The acting is for the most part good, but some characters overshadow everyone else. Harvey Daniels completely owns his role as Gavyn. You can tell his character was written to be killed off, and you wait and wait. I mean, the second thing he asks Brad is how many people he killed (after giving him a copy of his mixtape as a welcome home present), how can you expect this character to not be slaughtered? Camille Keaton plays the mom perfectly, and Damien Maruscak pulls off Brad like second nature, epically in the last half when he goes homicidal. He’s able to stare totally emotionless, convulse and jerk in sickening ways, and portray a man suffering a hundred different types of pain. The other actors aren’t bad, but when these guys are on screen with other characters, they just steal the show.

Finally, the gore. Toe Tag is infamous for showing the sickest shit out there, so how do you compensate for 90% of your film being a psychological thriller? You make the last 10 minutes of the film punch you in the goddamn face, that’s how. What’s genius is there’s no new characters added, so the people you’ve gotten to know for the past hour are the ones being torn to shreds. I really can’t say anything about the last section of the film, and that sucks so bad because it’s fucking amazing. When all hell breaks loose a few minutes before the credits, saying anything would totally ruin it. Just trust me, there’s a moment, and you’ll know it, when things are about to get nasty, so hold on tight.

In front of the camera, Fred Vogel is a monster, and behind it he’s a psychopath. The difference is monsters play on our fears, and psychopaths wreck our comfort. It’s amazing to see Toe Tag go from August Underground to social terror, but they did it marvelously. Sure there’s some flaws (Brad’s make-up looks a little too fake in some places, audio sync problems), but these are trivial. You don’t watch a film where a guy oozes black shit from his head for realism, and if you wanted a polished production you’d be in the theaters watching something. TTP thrives on the independence, and this film was made for their audience. While the plot might seem generic, the execution sure as hell is the furthest from it, and the ending just grab you by the throat. In all honesty I figured out Brad’s "problem" before it was revealed, but the violence he unleashes in his house was something I never envisioned. For everyone who says TTP only relies on gore and shock value, shut the fuck up and watch this.

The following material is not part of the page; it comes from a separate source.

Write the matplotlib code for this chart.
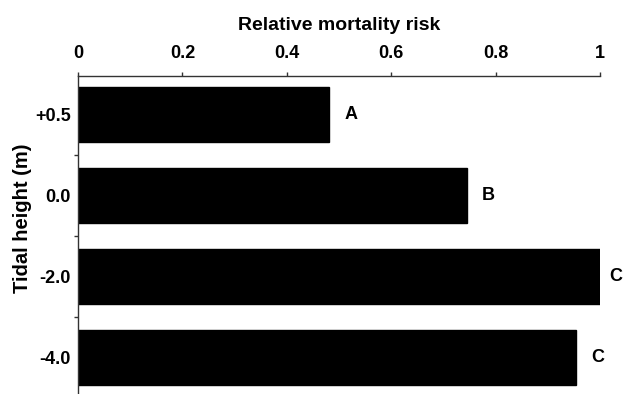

The PackageThe camera used is really, really good. There’s only one really dark scene that shows any form of noise- everything else is flawless. One thing about the picture is it’s really bright. White seems to just be shooting out of everything. It gives the movie this "no shadows in this house" feel, which can’t be further from the truth. Good cameras with great camerawork make this a very good looking film, even for non independent standards.

The audio is good too. Nice volume, clear dialog, and a non overpowering soundtrack. Speaking of the soundtrack, it’s really the only thing I disliked about the film. The last few minutes has a hyper, unnerving score that works, but everything else just sounds too military. I get what they were trying to do, and it makes sense, but I just found it overbearing in places.

Toe Tag has included some deleted scenes ( FYI, don’t expect any gore in these), behind the scenes photos, outtakes, on set stills, a commentary track, and two featurettes. The first one shows behind the scenes of the dog’s death, and the second is about tattoos various TTP crew members got during the filming. But, in my opinion, the coolest thing in the extras is the trailers. It has the trailer for the film, but also gives us a first look at MC v. 2, the AU boxset, and the documentary Latex Autopsy. Skimping on nothing, Toe Tag has released yet another kick ass disk.